I've been to Asheville once before, to tour the Biltmore:
which was formerly the largest private home in America (I say formerly because I don't think anyone actually lives there now and it's mostly operated as a museum and wedding venue), but we didn't really go into town and see anything, so I was excited to walk around for a while. I've heard a lot of good things about Asheville and everyone said that I would love it, and it turns out to be a nice city to visit.
Kristin didn't get to see much of it, because our late start meant that she had to go straight to derby. Logan and Becky were doing couple-type things, and I didn't want to do third wheel things so I struck off on my own and went solo for the day, and I had a really good time.
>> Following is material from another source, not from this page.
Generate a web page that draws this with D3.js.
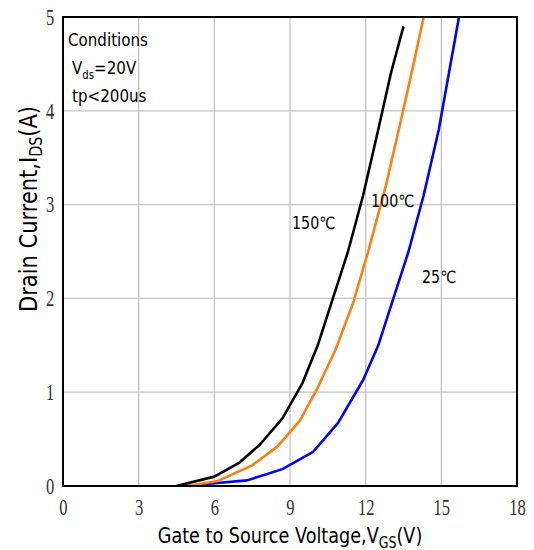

The business district of Asheville is very pretty and colorful:
It's full of interesting stores:
random street sculptures:
and street musicians:
So many street musicians.
I stopped counting them at thirty, but it seemed like there was one or more people playing a guitar, fiddle, bass, accordian, bongo drum, harmonica, or some combination of them roughly every five feet or so. On the one hand, it's nice to hear music everywhere you walk, but on the other hand it seems like there should maybe just be fewer musicians clogging the sidewalks.
Asheville also seems like a very dog-friendly city. I saw bowls like this:
outside of a lot of the stores.
I also saw a couple of famous landmarks, besides the giant iron pictured above. The convention center was right next to the Basilica of St. Lawrence:
and I spent a lot of time at the Grove Arcade:
It's an old building that's been completely renovated to house a lot of stores and restaurants, and is gorgeous inside:
I had a really nice lunch there:
at a counter by the window:
and read my book for a while before going back outside for more shopping and walking. Late in the afternoon I also had an ice cream soda at the lunch counter in the old Woolworth's:
which has been converted into two stories of gallery space:
went to a bunch of bookstores, bought a print at another gallery that I need to pick up a frame for, and eventually joined Kristin for derby:
before we had dinner, piled back into the car, and headed home.
3 comments:
we were confused by the iron as well, until we looked up and realized it went with the "flatiron" replica building behind it. We were staying across the street in a hotel that was built into a an old department store. I generally like hotels in histoirc structures, but this one was full of displays of clothes dummies in creepy old timey clothes. Add in the low lighting and it was like the twins scene in the shining everytime you got off the elevator. I understand what you mean about the street musicians though...at first I was excited, but then it was like...you know, maybe you all should form a big super band, or at least play something that goes together, because it got a bit cacophonous.
Yarn Wars killed me. Love it.
Wow that photo brought back memories of going to Woolworths to the lunch counter with my grandmother in the small town in Georgia where she lived. I knew I was a big kid when she would let me walk down the shopping center from the store where she worked to Woolworths all by myself.